A senator commented on the evidence, adding, “What would stand out to my colleagues is there was no rescue, there was nothing that came to put an end to it.”
House impeachment managers told the jury of senators “that the National Guard was not deployed until two hours after the attack on the Capitol began, delaying the arrival of troops until 5 p.m. that day.”
According to The Hill’s reporting, one GOP senator “suggested that Democrats may ultimately help the GOP by sidelining Trump.”
“‘Unwittingly, they are doing us a favor. They’re making Donald Trump disqualified to run for president’ even if he is acquitted, the senator said.”
Other Republican senators, even those who are expected to acquit, “say it would be a good thing if the impeachment trial helps distance the party from Trump, who has thoroughly dominated GOP politics over the past five years.”
House impeachment manager Rep. Ted Lieu (D-CA) warned that Trump could “do this again” if he ran in 2024 and lost, arguing that Trump could incite another insurrection.
But despite the Democrats’ arguments, conviction still appears unlikely.
TIME Magazine writes that some Republicans’ decision to acquit Trump might be based on what an impeachment of a former president would mean for the future of the country. They could be more concerned with that reality than the possibility of an acquittal serving as “tacit approval for Trump or future politicians to cling to power through violence.”
Sen. John Cornyn (R-TX) responded to Lieu’s worry, saying,
“The thing I’m most concerned about is not Trump…I’m concerned about the precedent and the pattern this will set… This is the fourth trial in our nation’s history and two of them have been in the last 13 months. I’m worried this will become routine.”
Sen. Lisa Murkowski (R-AK) also said publicly that she was less concerned about Trump running again. “After the American public sees the full story laid out here … I don’t see how Donald Trump could be reelected to the presidency again,” Murkowski said Wednesday.
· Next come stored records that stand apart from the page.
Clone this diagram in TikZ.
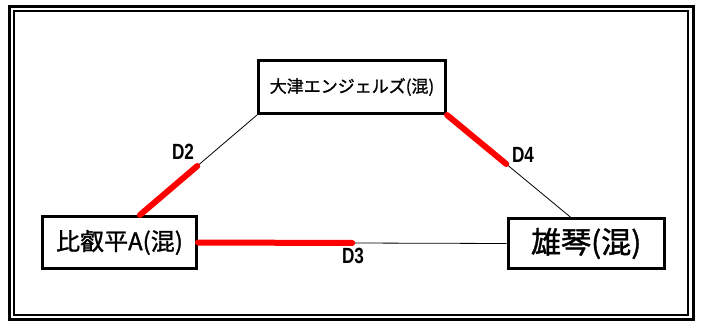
\documentclass[tikz,border=0pt]{standalone}
\usepackage{fontspec}
\newfontfamily\jpfont{Noto Sans CJK JP}[FakeBold=1.2]
\newfontfamily\lblfont{Liberation Sans}
\usetikzlibrary{calc}
\definecolor{winred}{RGB}{255,0,0}
\tikzset{
    team/.style={draw, line width=3pt, inner sep=0pt, fill=white},
    tie/.style={line width=0.8pt},
    win/.style={draw=winred, line width=6pt, line cap=round},
    dlabel/.style={font=\lblfont\bfseries\fontsize{22}{22}\selectfont, xscale=0.78, transform shape, inner sep=0pt}
}
\begin{document}
\begin{tikzpicture}[x=1pt,y=-1pt]
    \useasboundingbox (0,0) rectangle (701,323);

    % Double frame
    \draw[line width=3pt] (9.5,6.5) rectangle (693.5,319.5);
    \draw[line width=2pt] (14,11) rectangle (688,315);

    % Teams
    \node[team, minimum width=187pt, minimum height=53pt, font=\jpfont\fontsize{17}{17}\selectfont] (otsu) at (352,87) {大津エンジェルズ(混)};
    \node[team, minimum width=154pt, minimum height=52pt, font=\jpfont\fontsize{24}{24}\selectfont] (hiei) at (119.5,242.5) {比叡平A(混)};
    \node[team, minimum width=156.5pt, minimum height=50pt, font=\jpfont\fontsize{30}{30}\selectfont] (koto) at (586.25,243.5) {雄琴(混)};

    % Ends of the connectors on the box tops
    \coordinate (hieitop) at ($(hiei.north west)!0.63!(hiei.north east)$);
    \coordinate (kototop) at ($(koto.north west)!0.4!(koto.north east)$);

    % Matches
    \draw[tie] (otsu.south west) -- (hieitop);
    \draw[tie] (hiei.east) -- (koto.west);
    \draw[tie] (otsu.south east) -- (kototop);

    % Winning halves
    \draw[win] (hieitop) -- ($(hieitop)!0.49!(otsu.south west)$);
    \draw[win] (hiei.east) -- ($(hiei.east)!0.5!(koto.west)$);
    \draw[win] (otsu.south east) -- ($(otsu.south east)!0.48!(kototop)$);

    % Match labels
    \node[dlabel] (d2) at (183,152) {D2};
    \node[dlabel] (d3) at (353,256) {D3};
    \node[dlabel] (d4) at (523,155) {D4};
\end{tikzpicture}
\end{document}
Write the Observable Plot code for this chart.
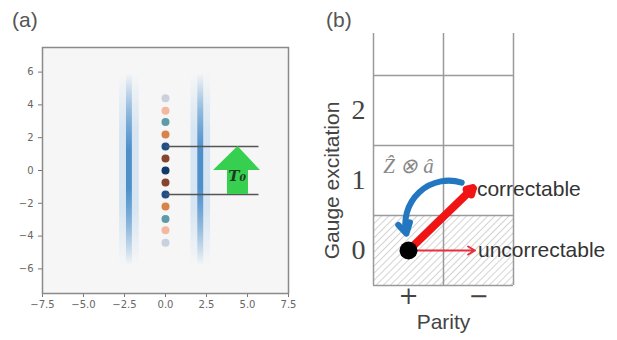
<!DOCTYPE html>
<html>
<head>
<meta charset="utf-8">
<script src="https://cdn.jsdelivr.net/npm/d3@7"></script>
<script src="https://cdn.jsdelivr.net/npm/@observablehq/plot@0.6"></script>
<style>
  html, body { margin: 0; padding: 0; background: #fff; }
  #root { position: relative; width: 617px; height: 340px; overflow: hidden; background: #fff; }
  .panel { position: absolute; top: 0; }
  .plabel { position: absolute; font-family: "Liberation Sans", Arial, sans-serif; font-size: 21px; color: #555; }
</style>
</head>
<body>
<svg width="0" height="0" style="position:absolute">
  <defs>
    <pattern id="hatch" patternUnits="userSpaceOnUse" width="5" height="5" patternTransform="rotate(45)">
      <line x1="0" y1="0" x2="0" y2="5" stroke="#a8a8a8" stroke-width="1"></line>
    </pattern>
    <linearGradient id="stripeV" x1="0" y1="0" x2="0" y2="1">
      <stop offset="0" stop-color="#3f86c6" stop-opacity="0"></stop>
      <stop offset="0.2" stop-color="#3f86c6" stop-opacity="0.5"></stop>
      <stop offset="0.4" stop-color="#3f86c6" stop-opacity="0.9"></stop>
      <stop offset="0.6" stop-color="#3f86c6" stop-opacity="0.9"></stop>
      <stop offset="0.8" stop-color="#3f86c6" stop-opacity="0.5"></stop>
      <stop offset="1" stop-color="#3f86c6" stop-opacity="0"></stop>
    </linearGradient>
    <linearGradient id="haloV" x1="0" y1="0" x2="0" y2="1">
      <stop offset="0" stop-color="#9cc6ea" stop-opacity="0"></stop>
      <stop offset="0.3" stop-color="#9cc6ea" stop-opacity="0.35"></stop>
      <stop offset="0.7" stop-color="#9cc6ea" stop-opacity="0.35"></stop>
      <stop offset="1" stop-color="#9cc6ea" stop-opacity="0"></stop>
    </linearGradient>
    <filter id="blurX" x="-50%" y="-20%" width="200%" height="140%">
      <feGaussianBlur stdDeviation="1.8 1"></feGaussianBlur>
    </filter>
    <filter id="blurS" x="-20%" y="-20%" width="140%" height="140%">
      <feGaussianBlur stdDeviation="0.7"></feGaussianBlur>
    </filter>
  </defs>
</svg>
<div id="root">
  <div class="plabel" style="left:12px; top:8px;">(a)</div>
  <div class="plabel" style="left:326px; top:8px;">(b)</div>
</div>
<script>
// ---------- Panel (a) data ----------
const xTicksA = [-7.5, -5, -2.5, 0, 2.5, 5, 7.5];
const xTickLabelsA = ["−7.5", "−5.0", "−2.5", "0.0", "2.5", "5.0", "7.5"];
const yTicksA = [-6, -4, -2, 0, 2, 4, 6];
const yTickLabelsA = ["−6", "−4", "−2", "0", "2", "4", "6"];

const stripeX = [-2.2, 2.15];
const stripeBottom = [-5.8, -5.8];
const stripeTop = [5.9, 5.9];

const peakY = [4.4, 3.65, 2.95, 2.2, 1.46, 0.73, 0, -0.73, -1.46, -2.2, -2.95, -3.65, -4.4];
const peakColor = ["#c9d1de", "#f4b8a0", "#5d9ba8", "#d9834b", "#1d4f88", "#86452f", "#0e3a6c",
                   "#86452f", "#1d4f88", "#d9834b", "#5d9ba8", "#f4b8a0", "#c9d1de"];

const levelY = [1.46, -1.46];
const levelXStart = [0, 0];
const levelXEnd = [5.67, 5.67];

const arrowHeadX = [2.93, 4.42, 5.79];
const arrowHeadY = [0, 1.46, 0];
const shaftX = [3.78, 5.06];
const shaftY = [-1.46, 0];
const arrowLabel = "T₀";
const arrowLabelPos = [4.37, -0.35];

// ---------- Panel (b) data ----------
const parityTicks = [0, 1];
const parityLabels = ["+", "−"];
const gaugeTicks = [0, 1, 2];
const gaugeLabels = ["0", "1", "2"];
const gridX = [-0.5, 0.5, 1.5];
const gridY = [-0.5, 0.5, 1.5, 2.5];
const codeSpaceX = [-0.5, 1.5];
const codeSpaceY = [-0.5, 0.5];
const stateX = 0, stateY = 0;
const correctableEnd = [0.92, 0.89];
const uncorrectableEnd = [0.95, 0];
const recoveryStart = [0.76, 0.97];
const recoveryEnd = [-0.03, 0.24];
const recoveryLabel = "Ẑ ⊗ â";
const recoveryLabelPos = [0.0, 1.2];

// ---------- Panel (a) ----------
const stripes = stripeX.map((x, i) => ({x, y1: stripeBottom[i], y2: stripeTop[i]}));
const peaks = peakY.map((y, i) => ({x: 0, y, c: peakColor[i]}));
const levels = levelY.map((y, i) => ({x1: levelXStart[i], x2: levelXEnd[i], y}));
const head = arrowHeadX.map((x, i) => ({x, y: arrowHeadY[i]}));
const green = "#36cf50";

const plotA = Plot.plot({
  width: 310, height: 340,
  marginLeft: 42, marginRight: 22, marginTop: 47, marginBottom: 47,
  x: {domain: [-7.5, 7.5]},
  y: {domain: [-7.5, 7.5]},
  style: {fontFamily: "DejaVu Sans, sans-serif", fontSize: "10px", color: "#666", background: "transparent", overflow: "visible"},
  marks: [
    Plot.frame({fill: "#f6f6f6"}),
    Plot.rect(stripes, {x1: d => d.x - 0.6, x2: d => d.x + 0.6, y1: "y1", y2: "y2", fill: "url(#haloV)", ariaLabel: "halo"}),
    Plot.rect(stripes, {x1: d => d.x - 0.18, x2: d => d.x + 0.18, y1: "y1", y2: "y2", fill: "url(#stripeV)", ariaLabel: "stripes"}),
    Plot.dot(peaks, {x: "x", y: "y", fill: "c", r: 4, ariaLabel: "peaks"}),
    Plot.link(levels, {x1: "x1", x2: "x2", y1: "y", y2: "y", stroke: "#555", strokeWidth: 1.5}),
    Plot.rect([{x1: shaftX[0], x2: shaftX[1], y1: shaftY[0], y2: shaftY[1]}], {x1: "x1", x2: "x2", y1: "y1", y2: "y2", fill: green}),
    Plot.areaY(head, {x: "x", y: "y", fill: green}),
    Plot.text([arrowLabel], {x: arrowLabelPos[0], y: arrowLabelPos[1], text: d => d, fontFamily: "DejaVu Serif, serif", fontStyle: "italic", fontWeight: "bold", fontSize: 15, fill: "#1f3a20"}),
    Plot.axisX({ticks: xTicksA, tickFormat: d => xTickLabelsA[xTicksA.indexOf(d)], tickSize: 4, tickPadding: 3, stroke: "#777", label: null}),
    Plot.axisY({ticks: yTicksA, tickFormat: d => yTickLabelsA[yTicksA.indexOf(d)], tickSize: 4, tickPadding: 5, stroke: "#777", label: null}),
    Plot.frame({stroke: "#8a8a8a", strokeWidth: 1.5})
  ]
});
plotA.classList.add("panel");
plotA.style.left = "0px";
d3.select(plotA).selectAll("g[aria-label=stripes], g[aria-label=halo]").attr("filter", "url(#blurX)");
d3.select(plotA).selectAll("g[aria-label=peaks]").attr("filter", "url(#blurS)");
document.getElementById("root").appendChild(plotA);

// ---------- Panel (b) ----------
const plotB = Plot.plot({
  width: 317, height: 340,
  marginLeft: 73, marginRight: 104, marginTop: 33, marginBottom: 55,
  x: {domain: [-0.5, 1.5]},
  y: {domain: [-0.5, 3.1]},
  style: {fontFamily: "Liberation Sans, Arial, sans-serif", color: "#333", background: "transparent", overflow: "visible"},
  marks: [
    Plot.rect([0], {x1: codeSpaceX[0], x2: codeSpaceX[1], y1: codeSpaceY[0], y2: codeSpaceY[1], fill: "url(#hatch)"}),
    Plot.ruleX(gridX, {y1: -0.5, y2: 3.1, stroke: "#9a9a9a", strokeWidth: 1.5}),
    Plot.ruleY(gridY, {x1: -0.5, x2: 1.5, stroke: "#9a9a9a", strokeWidth: 1.5}),
    Plot.arrow([0], {x1: recoveryStart[0], y1: recoveryStart[1], x2: recoveryEnd[0], y2: recoveryEnd[1], bend: -60, stroke: "#2277c0", strokeWidth: 6, headLength: 3}),
    Plot.arrow([0], {x1: stateX, y1: stateY, x2: correctableEnd[0], y2: correctableEnd[1], stroke: "#f01414", strokeWidth: 8, headLength: 1.2}),
    Plot.arrow([0], {x1: stateX, y1: stateY, x2: uncorrectableEnd[0], y2: uncorrectableEnd[1], stroke: "#e8303c", strokeWidth: 2, headLength: 6}),
    Plot.dot([0], {x: stateX, y: stateY, r: 9, fill: "#000"}),
    Plot.text(["correctable"], {x: correctableEnd[0], y: correctableEnd[1], text: d => d, dx: 4, dy: 1, textAnchor: "start", fontSize: 21, fill: "#333"}),
    Plot.text(["uncorrectable"], {x: uncorrectableEnd[0], y: uncorrectableEnd[1], text: d => d, dx: 3, dy: 0, textAnchor: "start", fontSize: 21, fill: "#333"}),
    Plot.text([recoveryLabel], {x: recoveryLabelPos[0], y: recoveryLabelPos[1], text: d => d, fontFamily: "Liberation Serif, serif", fontStyle: "italic", fontSize: 21, fill: "#888"}),
    Plot.axisY({ticks: gaugeTicks, tickFormat: d => gaugeLabels[gaugeTicks.indexOf(d)], tickSize: 0, tickPadding: 8, fontSize: 28, fontFamily: "Liberation Serif, serif", fill: "#444", label: null}),
    Plot.axisX({ticks: parityTicks, tickFormat: d => parityLabels[parityTicks.indexOf(d)], tickSize: 0, tickPadding: 1, fontSize: 24, fontFamily: "DejaVu Serif, serif", fill: "#444", label: null}),
    Plot.text(["Gauge excitation"], {x: -0.5, y: 1, text: d => d, dx: -41, rotate: -90, fontSize: 21, fill: "#444"}),
    Plot.text(["Parity"], {x: 0.5, frameAnchor: "bottom", text: d => d, dy: 43, fontSize: 21, fill: "#444"})
  ]
});
plotB.classList.add("panel");
plotB.style.left = "300px";
document.getElementById("root").appendChild(plotB);
</script>
</body>
</html>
The Hill’s reporting affirms that other Republicans have privately agreed with that evaluation.
One senator said, “This is very damaging to any future political race for President Trump, but I’ve been amazed at the amount of and intensity of support despite all the other things that have happened.”
The senator added that while many voters think “’Trump is a huge problem for Republicans,’ there are many GOP voters who think the former president has been ‘railroaded’ by the establishment.”
Trump is not expected to be convicted when the trial ends, although six Republican senators are actively weighing a vote against the former president.